_Brief_
Omit all pictures. Copy the rest of the material exactly.

[A run of records]
- - - -

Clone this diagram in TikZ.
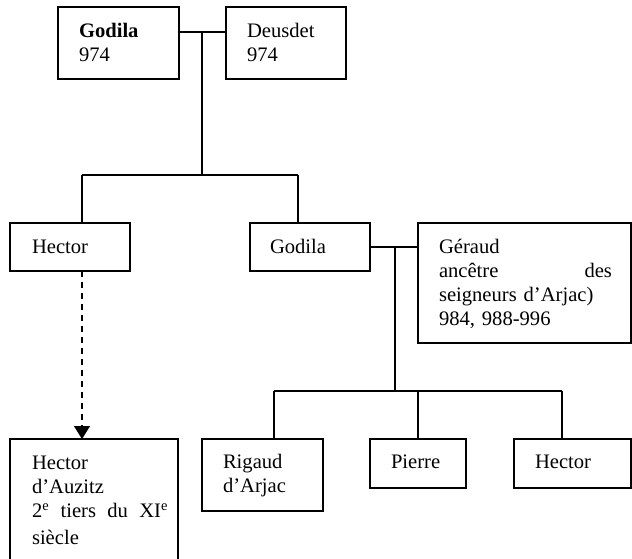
\documentclass[tikz,border=0pt]{standalone}
\usepackage{fontspec}
\setmainfont{Liberation Serif}
\usetikzlibrary{arrows.meta}
\begin{document}
\begin{tikzpicture}[x=1pt,y=-1pt,
  boxs/.style={draw, rectangle, line width=1.2pt, inner sep=0pt, outer sep=0pt, anchor=north west},
  txt/.style={anchor=base west, inner sep=0pt, outer sep=0pt, align=left, text width=100pt, font=\fontsize{20.6}{24.3}\selectfont},
  link/.style={line width=1.2pt},
  dashlink/.style={line width=1.2pt, dash pattern=on 6pt off 5pt, -{Triangle[width=16pt,length=13pt]}}]
\useasboundingbox (0,0) rectangle (632,558);
% boxes
\node[boxs, minimum width=121pt, minimum height=72pt] (godila) at (58,7) {};
\node[boxs, minimum width=120pt, minimum height=72pt] (deusdet) at (226,7) {};
\node[boxs, minimum width=120pt, minimum height=48pt] (hector) at (10,223) {};
\node[boxs, minimum width=120pt, minimum height=48pt] (godila2) at (250,223) {};
\node[boxs, minimum width=213pt, minimum height=120pt] (geraud) at (418,223) {};
\node[boxs, minimum width=168pt, minimum height=140pt] (hectorA) at (10,439) {};
\node[boxs, minimum width=121pt, minimum height=72pt] (rigaud) at (202,439) {};
\node[boxs, minimum width=96pt, minimum height=49pt] (pierre) at (370,439) {};
\node[boxs, minimum width=117pt, minimum height=49pt] (hector3) at (514,439) {};
% texts
\node[txt] (tgodila) at (79,37) {\textbf{Godila}\\974};
\node[txt] (tdeusdet) at (247,37) {Deusdet\\974};
\node[txt] (thector) at (32,253) {Hector};
\node[txt] (tgodila2) at (270,253) {Godila};
\node[txt, text width=173pt] (tgeraud) at (439,253) {Géraud\\ancêtre\hfill des\\seigneurs d’Arjac)\\984, 988-996};
\node[txt, text width=136pt] (thectorA) at (32,469) {Hector\\d’Auzitz\\2\textsuperscript{e}\hfill tiers\hfill du\hfill XI\textsuperscript{e}\\[3pt]siècle};
\node[txt] (trigaud) at (223,468) {Rigaud\\d’Arjac};
\node[txt, text width=70pt] (tpierre) at (391,468) {Pierre};
\node[txt, text width=80pt] (thector3) at (535,468) {Hector};
% junctions
\coordinate (j1) at (202,32);
\coordinate (j2) at (202,175);
\coordinate (j3) at (395,247);
\coordinate (j4) at (395,391);
% connectors
\draw[link] (godila.east |- j1) -- (deusdet.west |- j1);
\draw[link] (j1) -- (j2);
\draw[link] (82,175) -- (298,175);
\draw[link] (82,175) -- (hector.north -| 82,0);
\draw[link] (298,175) -- (godila2.north -| 298,0);
\draw[link] (godila2.east) -- (geraud.west |- godila2.east);
\draw[link] (j3) -- (j4);
\draw[link] (274,391) -- (562,391);
\draw[link] (274,391) -- (rigaud.north -| 274,0);
\draw[link] (418,391) -- (pierre.north);
\draw[link] (562,391) -- (hector3.north -| 562,0);
\draw[dashlink] (hector.south -| 82,0) -- (hectorA.north -| 82,0);
\end{tikzpicture}
\end{document}
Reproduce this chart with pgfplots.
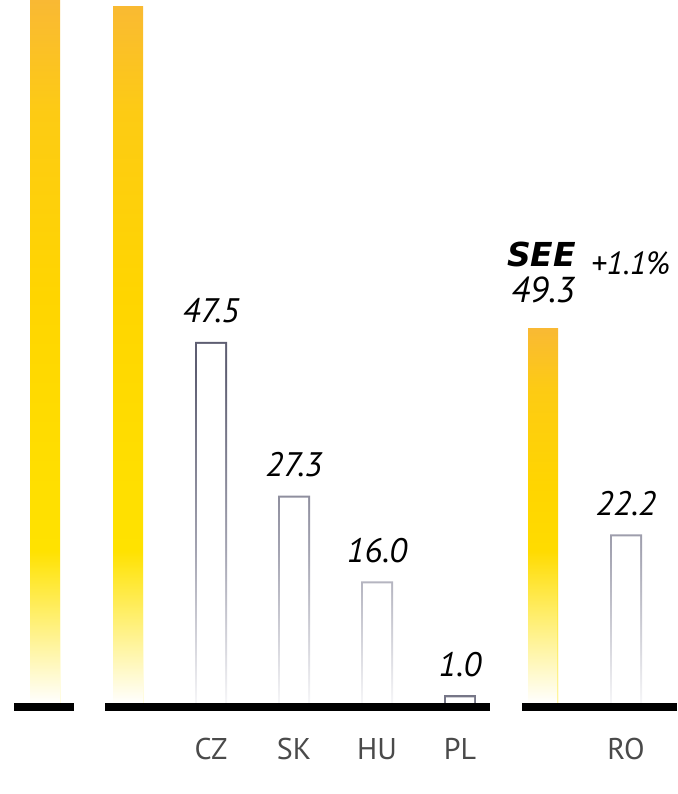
\documentclass[border=0pt]{standalone}
\usepackage{pgfplots}
\pgfplotsset{compat=1.18}
\usepackage{fontspec}
\setmainfont{PT Sans}
\newfontfamily\seefont{DejaVu Sans}
\usetikzlibrary{fadings}

\definecolor{ytop}{HTML}{F9B934}
\definecolor{yup}{HTML}{FDCB14}
\definecolor{ymid}{HTML}{FFD500}
\definecolor{ylow}{HTML}{FFE200}
\definecolor{ybot}{HTML}{FFE600}
\definecolor{ltop}{HTML}{5E5E72}
\definecolor{lmid}{HTML}{A4A4B2}
\definecolor{lbot}{HTML}{F6F6F8}
\definecolor{labgray}{HTML}{4A4A4A}
\tikzfading[name=fadeup, top color=transparent!100, bottom color=transparent!0]
\pgfdeclareverticalshading{yellowbar}{100bp}{color(0bp)=(ybot); color(25bp)=(ybot);
  color(36bp)=(ylow); color(54bp)=(ymid); color(67bp)=(yup); color(75bp)=(ytop); color(100bp)=(ytop)}
\pgfdeclareverticalshading{linebar}{100bp}{color(0bp)=(lbot); color(25bp)=(lbot);
  color(46bp)=(lmid); color(71bp)=(ltop); color(100bp)=(ltop)}

\begin{document}
\begin{tikzpicture}
\begin{axis}[
    name=ax,
    scale only axis,
    width=677pt, height=703pt,
    xmin=-0.5422, xmax=7.6145,
    ymin=0, ymax=92.5,
    ybar, bar width=0.3614,
    clip=false,
    hide y axis,
    axis x line*=bottom,
    x axis line style={draw=none},
    xtick style={draw=none},
    xtick={2,3,4,5,7},
    xticklabels={CZ,SK,HU,PL,RO},
    xticklabel style={font=\fontsize{30}{30}\selectfont, text=labgray, anchor=base, inner sep=0pt, yshift=-52pt},
    /pgf/number format/assume math mode=true,
    every node near coord/.append style={anchor=base, inner sep=0pt, text=black},
    countrylab/.style={
      nodes near coords={\pgfmathprintnumber[fixed,fixed zerofill,precision=1]{\pgfplotspointmeta}},
      every node near coord/.append style={yshift=19pt, font=\fontsize{34}{34}\selectfont\itshape}},
  ]
  % yellow bars (regional totals)
  \addplot[bar shift=0pt, draw=none, shade, shading=yellowbar]
    coordinates {(0,92.5) (1,91.7)};
  \addplot[bar shift=0pt, draw=none, shade, shading=yellowbar,
    nodes near coords={\pgfmathprintnumber[fixed,fixed zerofill,precision=1]{\pgfplotspointmeta}},
    every node near coord/.append style={yshift=26pt, font=\fontsize{36}{36}\selectfont\itshape}]
    coordinates {(6,49.3)};
  % white fade at the foot of the yellow bars
  \addplot[bar shift=0pt, draw=none, fill=white, path fading=fadeup]
    coordinates {(0,20) (1,20) (6,20)};

  % outlined country bars: shaded outer bar, white inner bar
  \addplot[bar shift=0pt, bar width=0.3855, draw=none, shade, shading=linebar, countrylab]
    coordinates {(2,47.5) (3,27.3) (4,16.0) (7,22.2)};
  \addplot[bar shift=0pt, bar width=0.3855, draw=none, fill=ltop!85, countrylab]
    coordinates {(5,1.0)};
  \addplot[bar shift=0pt, bar width=0.3373, draw=none, fill=white]
    coordinates {(2,47.237) (3,27.037) (4,15.737) (5,0.737) (7,21.937)};

  \node[anchor=base west, inner sep=0pt, xshift=-36pt, yshift=62pt,
    font=\seefont\fontsize{33}{33}\selectfont\bfseries\itshape] at (axis cs:6,49.3) {SEE};
  \node[anchor=base west, inner sep=0pt, xshift=48pt, yshift=54pt,
    font=\fontsize{32}{32}\selectfont\itshape] at (axis cs:6,49.3) {+1.1\%};

  % baseline segments
  \draw[line width=8pt] ([yshift=-4pt]axis cs:-0.3735,0) -- ([yshift=-4pt]axis cs:0.349,0);
  \draw[line width=8pt] ([yshift=-4pt]axis cs:0.723,0) -- ([yshift=-4pt]axis cs:5.361,0);
  \draw[line width=8pt] ([yshift=-4pt]axis cs:5.747,0) -- ([yshift=-4pt]axis cs:7.6145,0);
\end{axis}
\pgfresetboundingbox
\path[use as bounding box] (ax.south west) ++(0,-91pt) rectangle (ax.north east);
\end{tikzpicture}
\end{document}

- - - -

_Exercise result_
Clone this diagram in TikZ.
\documentclass[tikz,border=0pt]{standalone}
\usepackage{fontspec}
\setmainfont{Liberation Serif}
\usetikzlibrary{arrows.meta}
\begin{document}
\begin{tikzpicture}[x=1pt,y=-1pt,
  boxs/.style={draw, rectangle, line width=1.2pt, inner sep=0pt, outer sep=0pt, anchor=north west},
  txt/.style={anchor=base west, inner sep=0pt, outer sep=0pt, align=left, text width=100pt, font=\fontsize{20.6}{24.3}\selectfont},
  link/.style={line width=1.2pt},
  dashlink/.style={line width=1.2pt, dash pattern=on 6pt off 5pt, -{Triangle[width=16pt,length=13pt]}}]
\useasboundingbox (0,0) rectangle (632,558);
% boxes
\node[boxs, minimum width=121pt, minimum height=72pt] (godila) at (58,7) {};
\node[boxs, minimum width=120pt, minimum height=72pt] (deusdet) at (226,7) {};
\node[boxs, minimum width=120pt, minimum height=48pt] (hector) at (10,223) {};
\node[boxs, minimum width=120pt, minimum height=48pt] (godila2) at (250,223) {};
\node[boxs, minimum width=213pt, minimum height=120pt] (geraud) at (418,223) {};
\node[boxs, minimum width=168pt, minimum height=140pt] (hectorA) at (10,439) {};
\node[boxs, minimum width=121pt, minimum height=72pt] (rigaud) at (202,439) {};
\node[boxs, minimum width=96pt, minimum height=49pt] (pierre) at (370,439) {};
\node[boxs, minimum width=117pt, minimum height=49pt] (hector3) at (514,439) {};
% texts
\node[txt] (tgodila) at (79,37) {\textbf{Godila}\\974};
\node[txt] (tdeusdet) at (247,37) {Deusdet\\974};
\node[txt] (thector) at (32,253) {Hector};
\node[txt] (tgodila2) at (270,253) {Godila};
\node[txt, text width=173pt] (tgeraud) at (439,253) {Géraud\\ancêtre\hfill des\\seigneurs d’Arjac)\\984, 988-996};
\node[txt, text width=136pt] (thectorA) at (32,469) {Hector\\d’Auzitz\\2\textsuperscript{e}\hfill tiers\hfill du\hfill XI\textsuperscript{e}\\[3pt]siècle};
\node[txt] (trigaud) at (223,468) {Rigaud\\d’Arjac};
\node[txt, text width=70pt] (tpierre) at (391,468) {Pierre};
\node[txt, text width=80pt] (thector3) at (535,468) {Hector};
% junctions
\coordinate (j1) at (202,32);
\coordinate (j2) at (202,175);
\coordinate (j3) at (395,247);
\coordinate (j4) at (395,391);
% connectors
\draw[link] (godila.east |- j1) -- (deusdet.west |- j1);
\draw[link] (j1) -- (j2);
\draw[link] (82,175) -- (298,175);
\draw[link] (82,175) -- (hector.north -| 82,0);
\draw[link] (298,175) -- (godila2.north -| 298,0);
\draw[link] (godila2.east) -- (geraud.west |- godila2.east);
\draw[link] (j3) -- (j4);
\draw[link] (274,391) -- (562,391);
\draw[link] (274,391) -- (rigaud.north -| 274,0);
\draw[link] (418,391) -- (pierre.north);
\draw[link] (562,391) -- (hector3.north -| 562,0);
\draw[dashlink] (hector.south -| 82,0) -- (hectorA.north -| 82,0);
\end{tikzpicture}
\end{document}
Reproduce this chart with pgfplots.
\documentclass[border=0pt]{standalone}
\usepackage{pgfplots}
\pgfplotsset{compat=1.18}
\usepackage{fontspec}
\setmainfont{PT Sans}
\newfontfamily\seefont{DejaVu Sans}
\usetikzlibrary{fadings}

\definecolor{ytop}{HTML}{F9B934}
\definecolor{yup}{HTML}{FDCB14}
\definecolor{ymid}{HTML}{FFD500}
\definecolor{ylow}{HTML}{FFE200}
\definecolor{ybot}{HTML}{FFE600}
\definecolor{ltop}{HTML}{5E5E72}
\definecolor{lmid}{HTML}{A4A4B2}
\definecolor{lbot}{HTML}{F6F6F8}
\definecolor{labgray}{HTML}{4A4A4A}
\tikzfading[name=fadeup, top color=transparent!100, bottom color=transparent!0]
\pgfdeclareverticalshading{yellowbar}{100bp}{color(0bp)=(ybot); color(25bp)=(ybot);
  color(36bp)=(ylow); color(54bp)=(ymid); color(67bp)=(yup); color(75bp)=(ytop); color(100bp)=(ytop)}
\pgfdeclareverticalshading{linebar}{100bp}{color(0bp)=(lbot); color(25bp)=(lbot);
  color(46bp)=(lmid); color(71bp)=(ltop); color(100bp)=(ltop)}

\begin{document}
\begin{tikzpicture}
\begin{axis}[
    name=ax,
    scale only axis,
    width=677pt, height=703pt,
    xmin=-0.5422, xmax=7.6145,
    ymin=0, ymax=92.5,
    ybar, bar width=0.3614,
    clip=false,
    hide y axis,
    axis x line*=bottom,
    x axis line style={draw=none},
    xtick style={draw=none},
    xtick={2,3,4,5,7},
    xticklabels={CZ,SK,HU,PL,RO},
    xticklabel style={font=\fontsize{30}{30}\selectfont, text=labgray, anchor=base, inner sep=0pt, yshift=-52pt},
    /pgf/number format/assume math mode=true,
    every node near coord/.append style={anchor=base, inner sep=0pt, text=black},
    countrylab/.style={
      nodes near coords={\pgfmathprintnumber[fixed,fixed zerofill,precision=1]{\pgfplotspointmeta}},
      every node near coord/.append style={yshift=19pt, font=\fontsize{34}{34}\selectfont\itshape}},
  ]
  % yellow bars (regional totals)
  \addplot[bar shift=0pt, draw=none, shade, shading=yellowbar]
    coordinates {(0,92.5) (1,91.7)};
  \addplot[bar shift=0pt, draw=none, shade, shading=yellowbar,
    nodes near coords={\pgfmathprintnumber[fixed,fixed zerofill,precision=1]{\pgfplotspointmeta}},
    every node near coord/.append style={yshift=26pt, font=\fontsize{36}{36}\selectfont\itshape}]
    coordinates {(6,49.3)};
  % white fade at the foot of the yellow bars
  \addplot[bar shift=0pt, draw=none, fill=white, path fading=fadeup]
    coordinates {(0,20) (1,20) (6,20)};

  % outlined country bars: shaded outer bar, white inner bar
  \addplot[bar shift=0pt, bar width=0.3855, draw=none, shade, shading=linebar, countrylab]
    coordinates {(2,47.5) (3,27.3) (4,16.0) (7,22.2)};
  \addplot[bar shift=0pt, bar width=0.3855, draw=none, fill=ltop!85, countrylab]
    coordinates {(5,1.0)};
  \addplot[bar shift=0pt, bar width=0.3373, draw=none, fill=white]
    coordinates {(2,47.237) (3,27.037) (4,15.737) (5,0.737) (7,21.937)};

  \node[anchor=base west, inner sep=0pt, xshift=-36pt, yshift=62pt,
    font=\seefont\fontsize{33}{33}\selectfont\bfseries\itshape] at (axis cs:6,49.3) {SEE};
  \node[anchor=base west, inner sep=0pt, xshift=48pt, yshift=54pt,
    font=\fontsize{32}{32}\selectfont\itshape] at (axis cs:6,49.3) {+1.1\%};

  % baseline segments
  \draw[line width=8pt] ([yshift=-4pt]axis cs:-0.3735,0) -- ([yshift=-4pt]axis cs:0.349,0);
  \draw[line width=8pt] ([yshift=-4pt]axis cs:0.723,0) -- ([yshift=-4pt]axis cs:5.361,0);
  \draw[line width=8pt] ([yshift=-4pt]axis cs:5.747,0) -- ([yshift=-4pt]axis cs:7.6145,0);
\end{axis}
\pgfresetboundingbox
\path[use as bounding box] (ax.south west) ++(0,-91pt) rectangle (ax.north east);
\end{tikzpicture}
\end{document}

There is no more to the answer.